University of Iowa study finds flood risk growing in the North, declining in the South
The risk of flooding in the United States is changing regionally, and the reasons could be shifting rainfall patterns and the amount of water in the ground.
In a new study, University of Iowa engineers determined that, in general, the threat of flooding is growing in the northern half of the U.S. and declining in the southern half. The American Southwest and West, meanwhile, are experiencing decreasing flood risk.
UI engineers Gabriele Villarini and Louise Slater compiled water-height information between 1985 and 2015 from 2,042 stream gauges operated by the U.S. Geological Survey. They then compared the data to satellite information gathered over more than a dozen years by NASA's Gravity Recovery and Climate Experiment (GRACE) mission showing "basin wetness," or the amount of water stored in the ground.
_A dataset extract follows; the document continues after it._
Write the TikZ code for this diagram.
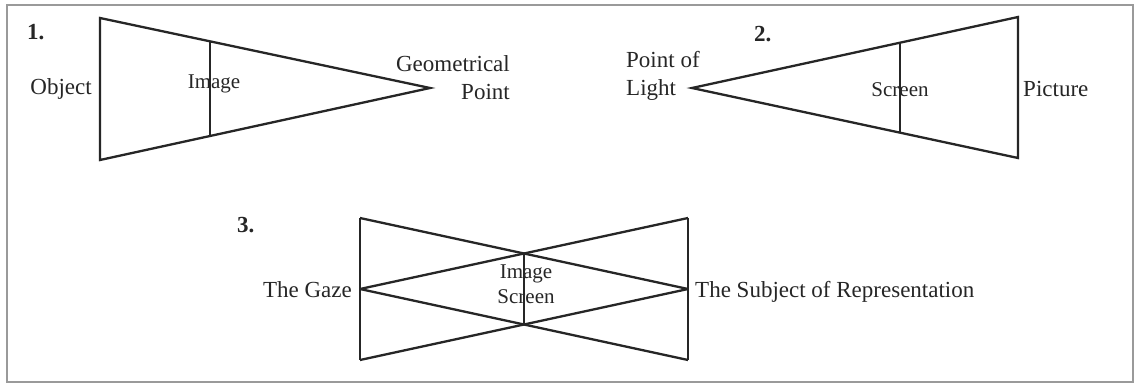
\documentclass[tikz,border=0pt]{standalone}
\usepackage{fontspec}
\setmainfont{Liberation Serif}
\usetikzlibrary{calc}
\definecolor{ink}{HTML}{262626}
\definecolor{framecol}{HTML}{9A9A9A}
\tikzset{
  shapeline/.style={draw=ink, line width=2.3pt, line join=miter},
  framebox/.style={draw=framecol, line width=2pt},
  lbl/.style={inner sep=0pt, text=ink, font=\fontsize{23}{27}\selectfont},
  inlbl/.style={inner sep=0pt, text=ink, font=\fontsize{21}{24}\selectfont},
  numlbl/.style={inner sep=0pt, text=ink, font=\fontsize{23}{27}\selectfont\bfseries}
}
\begin{document}
\begin{tikzpicture}[x=1pt,y=-1pt]
\useasboundingbox (0,0) rectangle (1137,385);
\fill[white] (0,0) rectangle (1137,385);
\draw[framebox] (7,5) rectangle (1133,382);

% ---------- Diagram 1 ----------
\coordinate (o1t) at (100,18);
\coordinate (o1b) at (100,160);
\coordinate (a1) at (430,88);
\coordinate (i1t) at ($(o1t)!1/3!(a1)$);
\coordinate (i1b) at ($(o1b)!1/3!(a1)$);
\draw[shapeline] (o1t) -- (a1) -- (o1b) -- cycle;
\draw[shapeline] (i1t) -- (i1b);
\node[numlbl, anchor=base west] (n1) at (27,40) {1.};
\node[lbl, anchor=base east] (obj) at (92,95) {Object};
\node[inlbl, anchor=base] (img1) at (214,89) {Image};
\node[lbl, anchor=base east] (geo) at (510,72) {Geometrical};
\node[lbl, anchor=base east] (pt1) at (510,100) {Point};

% ---------- Diagram 2 ----------
\coordinate (a2) at (692,88);
\coordinate (p2t) at (1018,17);
\coordinate (p2b) at (1018,158);
\coordinate (s2t) at ($(a2)!0.638!(p2t)$);
\coordinate (s2b) at ($(a2)!0.638!(p2b)$);
\draw[shapeline] (a2) -- (p2t) -- (p2b) -- cycle;
\draw[shapeline] (s2t) -- (s2b);
\node[numlbl, anchor=base west] (n2) at (754,42) {2.};
\node[lbl, anchor=base west] (pof) at (626,68) {Point of};
\node[lbl, anchor=base west] (lig) at (626,96) {Light};
\node[inlbl, anchor=base] (scr2) at (900,97) {Screen};
\node[lbl, anchor=base west] (pic) at (1023,97) {Picture};

% ---------- Diagram 3 ----------
\coordinate (lt) at (360,218);
\coordinate (lb) at (360,360);
\coordinate (g) at (360,289);
\coordinate (rt) at (688,218);
\coordinate (rb) at (688,360);
\coordinate (s) at (688,289);
\coordinate (ct) at ($(lt)!0.5!(s)$);
\coordinate (cb) at ($(lb)!0.5!(s)$);
\draw[shapeline] (lt) -- (lb);
\draw[shapeline] (rt) -- (rb);
\draw[shapeline] (lt) -- (s);
\draw[shapeline] (lb) -- (s);
\draw[shapeline] (g) -- (rt);
\draw[shapeline] (g) -- (rb);
\draw[shapeline] (ct) -- (cb);
\node[numlbl, anchor=base west] (n3) at (237,232) {3.};
\node[lbl, anchor=base east] (gaze) at (352,297) {The Gaze};
\node[inlbl, anchor=base] (img3) at (526,278) {Image};
\node[inlbl, anchor=base] (scr3) at (526,303) {Screen};
\node[lbl, anchor=base west] (subj) at (695,297) {The Subject of Representation};
\end{tikzpicture}
\end{document}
What they found was the northern sections of the country, generally, have an increased amount of water stored in the ground, and thus are at greater risk for minor and moderate flooding, two flood categories used by the National Weather Service. Meanwhile, minor to moderate flood risk was decreasing in the southern portions of the U.S., where stored water has declined. (See the above map.)
Not surprisingly, the NASA data showed decreased stored water--and reduced flood risk--in the Southwest and western U.S., in large part due to the prolonged drought gripping those regions.